We had a blast checking it out and we’re sure you will too! It’s on until the 19th April so you’ve got ages!
For this week’s episode we headed back down to the Middlesbrough Institute of Modern Art to have a look at the ‘Middlesbrough Collection, Why Are We Here? with Black Artists and Modernism‘ exhibition. For this one we’re joined by the wonderful Olivia Heron, an Assistant Curator at mima, who told us some more about the exhibition and shared some pretty cool stories when it came to getting the pieces together!
“Through a collaboration with research group Black Artists & Modernism, the collection is audited for all contributions by artists of African, Asian and Middle East and North Africa Region descent in the UK in the twentieth and twenty-first centuries.”

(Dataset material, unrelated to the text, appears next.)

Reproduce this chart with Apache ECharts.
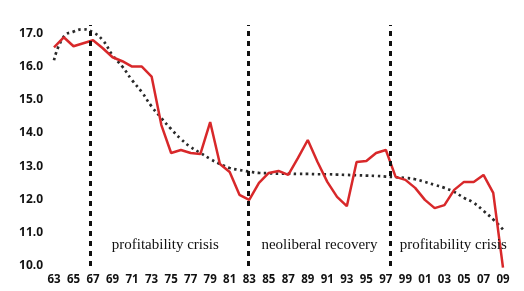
<!DOCTYPE html>
<html><head><meta charset="utf-8">
<script src="https://cdn.jsdelivr.net/npm/echarts@6/dist/echarts.min.js"></script>
<style>html,body{margin:0;padding:0;background:#fff}#c{width:524px;height:291px}</style>
</head><body><div id="c"></div>
<script>
const baseYear = 1963;
const years = [1963,1964,1965,1966,1967,1968,1969,1970,1971,1972,1973,1974,1975,1976,1977,1978,1979,1980,1981,1982,1983,1984,1985,1986,1987,1988,1989,1990,1991,1992,1993,1994,1995,1996,1997,1998,1999,2000,2001,2002,2003,2004,2005,2006,2007,2008,2009];
const profitRate = [16.58,16.88,16.61,16.70,16.79,16.55,16.28,16.16,16.00,16.00,15.70,14.24,13.40,13.49,13.40,13.37,14.33,13.07,12.83,12.14,11.99,12.50,12.80,12.86,12.74,13.25,13.79,13.13,12.53,12.08,11.80,13.13,13.16,13.40,13.49,12.68,12.59,12.35,11.99,11.74,11.83,12.29,12.53,12.53,12.74,12.20,9.95];
const trend = [16.19,16.90,17.05,17.12,17.03,16.79,16.34,16.00,15.59,15.23,14.80,14.45,14.12,13.82,13.58,13.40,13.22,13.07,12.95,12.89,12.84,12.80,12.79,12.78,12.78,12.77,12.77,12.76,12.76,12.75,12.74,12.73,12.72,12.71,12.69,12.67,12.65,12.61,12.53,12.44,12.35,12.23,12.05,11.90,11.66,11.40,11.10];
const yMin = 10, yMax = 17.4, yStep = 1;
const dividerYears = [1966.7, 1982.9, 1997.4];
const dividerTop = 17.25;
const periodLabels = ['profitability crisis', 'neoliberal recovery', 'profitability crisis'];
const periodLabelYears = [1974.4, 1990.2, 2003.9];
const periodLabelValue = 10.64;

const chart = echarts.init(document.getElementById('c'), null, {renderer: 'canvas'});
chart.setOption({
  animation: false,
  backgroundColor: '#fff',
  grid: {left: 54, right: 21, top: 20, bottom: 25},
  xAxis: {
    type: 'value', min: 0, max: years[years.length - 1] - baseYear, interval: 2,
    axisLine: {show: false}, axisTick: {show: false}, splitLine: {show: false},
    axisLabel: {
      margin: 8, color: '#111', fontWeight: 'bold', fontSize: 11.5, fontFamily: 'Noto Sans',
      formatter: v => String((baseYear + v) % 100).padStart(2, '0')
    }
  },
  yAxis: {
    type: 'value', min: yMin, max: yMax, interval: yStep,
    axisLine: {show: false}, axisTick: {show: false}, splitLine: {show: false},
    axisLabel: {
      margin: 11, color: '#111', fontWeight: 'bold', fontSize: 12, fontFamily: 'Noto Sans',
      showMaxLabel: false,
      formatter: v => (Math.abs(v - Math.round(v)) < 1e-9 ? v.toFixed(1) : '')
    }
  },
  series: [
    {
      type: 'line', name: 'trend', smooth: true, symbol: 'none',
      data: years.map((y, i) => [y - baseYear, trend[i]]),
      lineStyle: {color: '#2a2a2a', width: 2.7, type: [2.5, 3.5]}
    },
    {
      type: 'line', name: 'rate', symbol: 'none', clip: false,
      data: years.map((y, i) => [y - baseYear, profitRate[i]]),
      lineStyle: {color: '#d8282a', width: 2.5},
      markLine: {
        silent: true, symbol: 'none',
        lineStyle: {color: '#111', width: 3, type: [5, 5]},
        label: {show: false},
        data: dividerYears.map(y => [{coord: [y - baseYear, yMin]}, {coord: [y - baseYear, dividerTop]}])
      },
      markPoint: {
        silent: true, symbol: 'circle', symbolSize: 1,
        itemStyle: {color: 'rgba(0,0,0,0)'},
        label: {show: true, position: 'inside', formatter: '{b}', color: '#111', fontSize: 15, fontFamily: 'Liberation Serif'},
        data: periodLabels.map((t, i) => ({name: t, coord: [periodLabelYears[i] - baseYear, periodLabelValue]}))
      }
    }
  ]
});
</script>
</body></html>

” The display is structured around questions that are key for any collection, explored through the perspective of the artwork: Where am I? Why am I here? Who am I? What am I doing? What’s next?. The results of this research are unveiled as they are uncovered, making new material available to the institution and its publics. “
For this week’s episode the girls have a chat about when they went to go see the fab photography exhibition ‘Observe. Experiment. Archive.’ at Sunderland Museum and Winter Garden.
This is a group exhibition that explores paralells between the science, history and photography, and is curated by the North East Photography Network (NEPN). There’s such a wide range of subjects explored, and some pretty amazing things to be seen – you’ve got until the 5th January to go check it out!